===== EXTRACTED ENTRIES =====

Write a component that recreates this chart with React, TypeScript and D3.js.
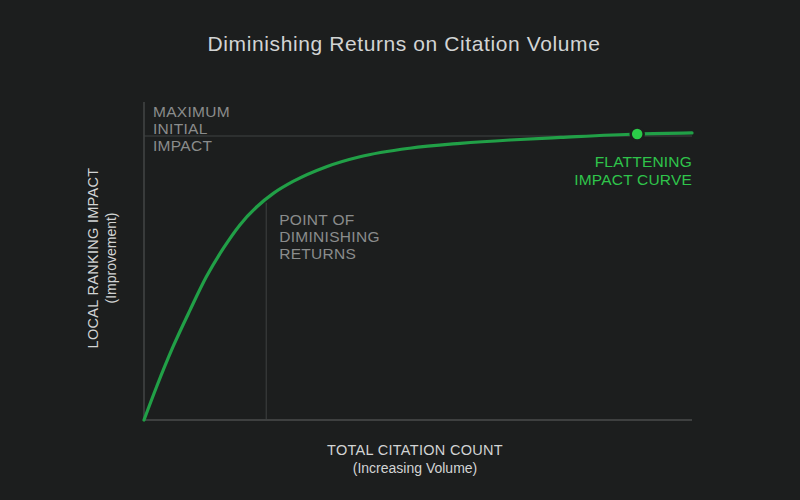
import { useEffect, useRef } from "react"
import * as d3 from "d3"

// citation volume (0-100) vs ranking impact (0-100, 100 = max initial impact line)
const volume = [0, 2.3, 5.3, 8.4, 11.4, 14.5, 17.5, 20.6, 23.6, 27.2, 33.3, 39.4, 48.5, 57.7, 66.8, 76, 90, 100]
const impact = [0, 11.7, 25.8, 38.7, 50.5, 60.5, 68.7, 75.1, 79.8, 84.0, 89.2, 92.7, 95.7, 97.4, 98.6, 99.5, 100.7, 101.1]
const maxImpact = 100
const diminishingAt = 22.3
const flatteningAt = 90
const title = "Diminishing Returns on Citation Volume"
const xLabel = ["TOTAL CITATION COUNT", "(Increasing Volume)"]
const yLabel = ["LOCAL RANKING IMPACT", "(Improvement)"]
const maxLabel = ["MAXIMUM", "INITIAL", "IMPACT"]
const pointLabel = ["POINT OF", "DIMINISHING", "RETURNS"]
const flatLabel = ["FLATTENING", "IMPACT CURVE"]

const C = { bg: "#1c1e1e", axis: "#4a4c4c", ref: "#3f4242", muted: "#8a8c8c", text: "#d2d4d4", curve: "#21a047", dot: "#2bcc48", green: "#2fc44b" }
const FONT = "'Helvetica Neue', 'Liberation Sans', Arial, sans-serif"

export default function App() {
  const ref = useRef<SVGSVGElement>(null)
  useEffect(() => {
    document.body.style.margin = "0"
    document.body.style.background = C.bg
    if (!ref.current) return
    const svg = d3.select(ref.current)
    svg.selectAll("*").remove()
    const m = { left: 144, right: 108, top: 102 }
    const x = d3.scaleLinear().domain([0, 100]).range([m.left, 800 - m.right])
    const y = d3.scaleLinear().domain([0, 100]).range([420, 136])
    const data = volume.map((v, i) => ({ v, p: impact[i] }))
    const curve = d3.line<any>().x(d => x(d.v)).y(d => y(d.p)).curve(d3.curveMonotoneX)
    const path = svg.append("path").datum(data).attr("fill", "none").attr("stroke", C.curve).attr("stroke-width", 3.2)
      .attr("stroke-linecap", "round").attr("d", curve)
    const node = path.node()!
    const len = node.getTotalLength()
    const yAt = (xv: number) => {
      let lo = 0, hi = len
      for (let k = 0; k < 40; k++) { const mid = (lo + hi) / 2; if (node.getPointAtLength(mid).x < x(xv)) lo = mid; else hi = mid }
      return node.getPointAtLength(lo).y
    }

    // axes
    svg.insert("line", "path").attr("x1", x(0)).attr("x2", x(0)).attr("y1", m.top).attr("y2", y(0)).attr("stroke", C.axis).attr("stroke-width", 1.3)
    svg.insert("line", "path").attr("x1", x(0)).attr("x2", x(100)).attr("y1", y(0)).attr("y2", y(0)).attr("stroke", C.axis).attr("stroke-width", 1.3)
    // reference lines
    svg.insert("line", "path").attr("x1", x(0)).attr("x2", x(100)).attr("y1", y(maxImpact)).attr("y2", y(maxImpact)).attr("stroke", C.ref).attr("stroke-width", 1)
    svg.insert("line", "path").attr("x1", x(diminishingAt)).attr("x2", x(diminishingAt)).attr("y1", yAt(diminishingAt) + 4).attr("y2", y(0)).attr("stroke", C.ref).attr("stroke-width", 1)

    // flattening dot
    svg.append("circle").attr("cx", x(flatteningAt)).attr("cy", yAt(flatteningAt)).attr("r", 6.5).attr("fill", C.dot)
      .attr("stroke", C.bg).attr("stroke-width", 2.5)

    const lines = (arr: string[], tx: number, ty: number, gap: number, anchor: string, fill: string, size: number, ls = 0) =>
      arr.forEach((s, i) => svg.append("text").attr("x", tx).attr("y", ty + i * gap).attr("text-anchor", anchor)
        .style("fill", fill).style("font-size", `${size}px`).style("letter-spacing", `${ls}px`).style("font-family", FONT).text(s))

    lines([title], 404, 51, 0, "middle", C.text, 21, 0.6)
    lines(maxLabel, x(0) + 9, 117, 17, "start", C.muted, 15.5, 0.3)
    lines(pointLabel, x(diminishingAt) + 13, 225, 17, "start", C.muted, 15.5, 0.3)
    lines(flatLabel, x(100), 167, 17.5, "end", C.green, 15.5, 0.2)
    lines(xLabel.slice(0, 1), 415, 455, 0, "middle", C.text, 14.5, 0.3)
    lines(xLabel.slice(1), 415, 473, 0, "middle", C.text, 14, 0)

    const yl = svg.append("g").attr("transform", "translate(98,258) rotate(-90)")
    yLabel.forEach((s, i) => yl.append("text").attr("x", 0).attr("y", i * 18).attr("text-anchor", "middle")
      .style("fill", C.text).style("font-size", i ? "14px" : "14.5px").style("letter-spacing", i ? "0px" : "0.3px")
      .style("font-family", FONT).text(s))
  }, [])
  return <svg ref={ref} width={800} height={500} style={{ display: "block", background: C.bg }} />
}
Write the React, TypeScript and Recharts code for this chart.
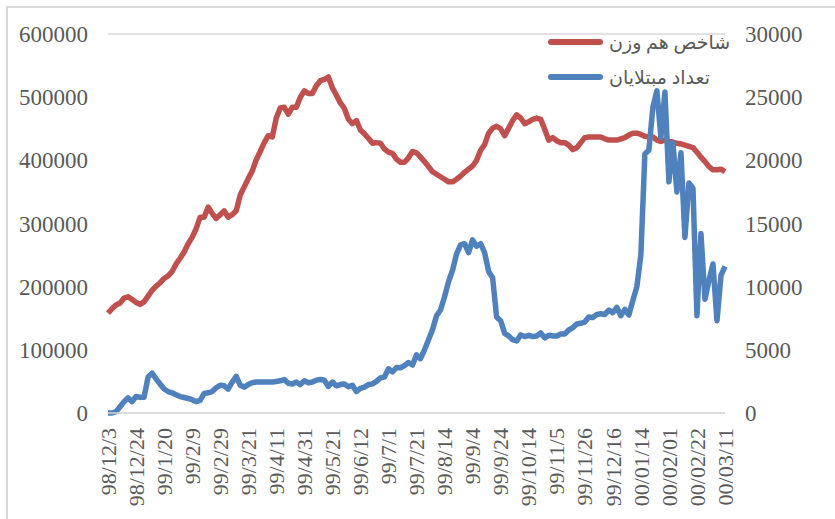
import React from "react";
import { LineChart, Line, XAxis, YAxis, CartesianGrid } from "recharts";

// tick labels on the date axis (one every 7 points)
const dateLabels = [
  "98/12/3", "98/12/24", "99/1/20", "99/2/9", "99/2/29", "99/3/21", "99/4/11",
  "99/4/31", "99/5/21", "99/6/12", "99/7/1", "99/7/21", "99/8/14", "99/9/4",
  "99/9/24", "99/10/14", "99/11/5", "99/11/26", "99/12/16", "00/01/14",
  "00/02/01", "00/02/22", "00/03/11",
];
const STEP = 7;

// شاخص هم وزن (thousands)
const indexK = [
  158, 165, 171, 174, 182, 184, 180, 175, 172, 176,
  185, 194, 201, 206, 213, 217, 224, 236, 245, 255,
  268, 278, 292, 310, 310, 326, 316, 308, 314, 320,
  310, 314, 320, 345, 358, 371, 383, 401, 414, 428,
  439, 437, 467, 483, 484, 473, 484, 484, 500, 510,
  506, 506, 518, 526, 528, 532, 515, 503, 491, 482,
  465, 458, 463, 448, 442, 435, 427, 428, 427, 418,
  413, 411, 402, 397, 397, 404, 414, 412, 405, 398,
  390, 382, 378, 374, 370, 366, 366, 370, 375, 381,
  386, 391, 400, 416, 425, 443, 451, 454, 450, 439,
  451, 463, 472, 467, 458, 461, 465, 467, 465, 449,
  432, 436, 431, 428, 428, 424, 417, 420, 428, 436,
  437, 437, 437, 437, 434, 432, 432, 432, 434, 436,
  440, 443, 443, 441, 438, 437, 437, 432, 430, 432,
  430, 429, 427, 426, 424, 422, 420, 413, 405, 398,
  390, 385, 385, 386, 382,
];

// تعداد مبتلایان
const cases = [
  0, 0, 100, 500, 900, 1200, 900, 1300, 1250, 1250,
  2850, 3150, 2700, 2300, 1900, 1700, 1600, 1450, 1300, 1230,
  1150, 1050, 900, 1000, 1550, 1600, 1700, 2000, 2200, 2150,
  1900, 2450, 2900, 2200, 2050, 2250, 2400, 2450, 2450, 2450,
  2450, 2450, 2500, 2550, 2650, 2350, 2300, 2450, 2250, 2550,
  2400, 2450, 2600, 2650, 2600, 2100, 2450, 2150, 2250, 2300,
  2080, 2200, 1700, 1950, 2050, 2250, 2300, 2500, 2780, 2850,
  3500, 3250, 3600, 3580, 3750, 4000, 3800, 4600, 4300, 5000,
  5800, 6600, 7700, 8150, 9200, 10400, 11300, 12600, 13300, 13400,
  12700, 13700, 13200, 13400, 12700, 11200, 10700, 7600, 7300, 6300,
  6100, 5800, 5700, 6180, 6050, 6150, 6050, 6100, 6340, 5950,
  6150, 6100, 6100, 6250, 6250, 6570, 6750, 7050, 7100, 7200,
  7600, 7550, 7800, 7850, 7800, 8150, 7950, 8350, 7700, 8200,
  7760, 8900, 10000, 12500, 20500, 20800, 24200, 25500, 21800, 25400,
  18300, 21400, 17500, 20600, 13900, 18200, 17800, 7700, 14200, 9000,
  10500, 11800, 7300, 10900, 11600,
];

const leftTicks = [0, 100000, 200000, 300000, 400000, 500000, 600000];
const rightTicks = [0, 5000, 10000, 15000, 20000, 25000, 30000];

const RED = "#C0504D";
const BLUE = "#4F81BD";
const TEXT = "#595959";
const GRID = "#D9D9D9";
const FONT = "'Liberation Serif', 'Times New Roman', 'DejaVu Sans', serif";

const data = indexK.map((v, i) => ({ i, index: v * 1000, cases: cases[i] }));
const xTicks = dateLabels.map((_, k) => k * STEP);

const DateTick = ({ x, y, payload }: any) => {
  const label = dateLabels[Math.round(payload.value / STEP)];
  return (
    <text
      x={x}
      y={y}
      transform={`rotate(-90, ${x}, ${y})`}
      textAnchor="end"
      dy="0.35em"
      fill={TEXT}
      fontSize={22}
      fontFamily={FONT}
    >
      {label}
    </text>
  );
};

export default function App() {
  return (
    <div
      style={{
        position: "absolute",
        left: 0,
        top: 0,
        width: 835,
        height: 519,
        overflow: "hidden",
        background: "#fff",
      }}
    >
      <div
        style={{
          position: "absolute",
          left: 6,
          top: 6,
          width: 900,
          height: 600,
          border: `2px solid ${GRID}`,
        }}
      />
      <LineChart
        width={835}
        height={519}
        data={data}
        margin={{ top: 34, right: 0, left: 0, bottom: 0 }}
        style={{ position: "absolute", left: 0, top: 0 }}
      >
        <CartesianGrid vertical={false} stroke={GRID} strokeWidth={1.5} />
        <XAxis
          dataKey="i"
          type="number"
          domain={[0, 154]}
          ticks={xTicks}
          interval={0}
          height={106}
          tickLine={false}
          tickSize={0}
          tickMargin={15}
          axisLine={{ stroke: GRID, strokeWidth: 1.5 }}
          tick={<DateTick />}
        />
        <YAxis
          yAxisId="left"
          width={108}
          domain={[0, 600000]}
          ticks={leftTicks}
          interval={0}
          axisLine={false}
          tickLine={false}
          tickSize={0}
          tickMargin={20}
          tick={{ fill: TEXT, fontSize: 23, fontFamily: FONT }}
        />
        <YAxis
          yAxisId="right"
          orientation="right"
          width={110}
          domain={[0, 30000]}
          ticks={rightTicks}
          interval={0}
          axisLine={false}
          tickLine={false}
          tickSize={0}
          tickMargin={20}
          tick={{ fill: TEXT, fontSize: 23, fontFamily: FONT, textAnchor: "start" }}
        />
        <Line
          yAxisId="left"
          type="linear"
          dataKey="index"
          stroke={RED}
          strokeWidth={5.5}
          strokeLinejoin="round"
          dot={false}
          isAnimationActive={false}
        />
        <Line
          yAxisId="right"
          type="linear"
          dataKey="cases"
          stroke={BLUE}
          strokeWidth={5.5}
          strokeLinejoin="round"
          dot={false}
          isAnimationActive={false}
        />
      </LineChart>
      {/* legend */}
      {[
        { name: "شاخص هم وزن", color: RED, top: 42 },
        { name: "تعداد مبتلایان", color: BLUE, top: 77 },
      ].map((item) => (
        <div
          key={item.name}
          style={{
            position: "absolute",
            left: 548,
            top: item.top - 14,
            height: 28,
            display: "flex",
            alignItems: "center",
          }}
        >
          <div
            style={{
              width: 55,
              height: 6,
              borderRadius: 3,
              background: item.color,
              marginRight: 6,
            }}
          />
          <span
            dir="rtl"
            style={{ fontFamily: FONT, fontSize: 19, color: TEXT, whiteSpace: "nowrap" }}
          >
            {item.name}
          </span>
        </div>
      ))}
    </div>
  );
}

=====

Each line in the listing above either holds the string "this" or does not; state how many do, giving the number only.

2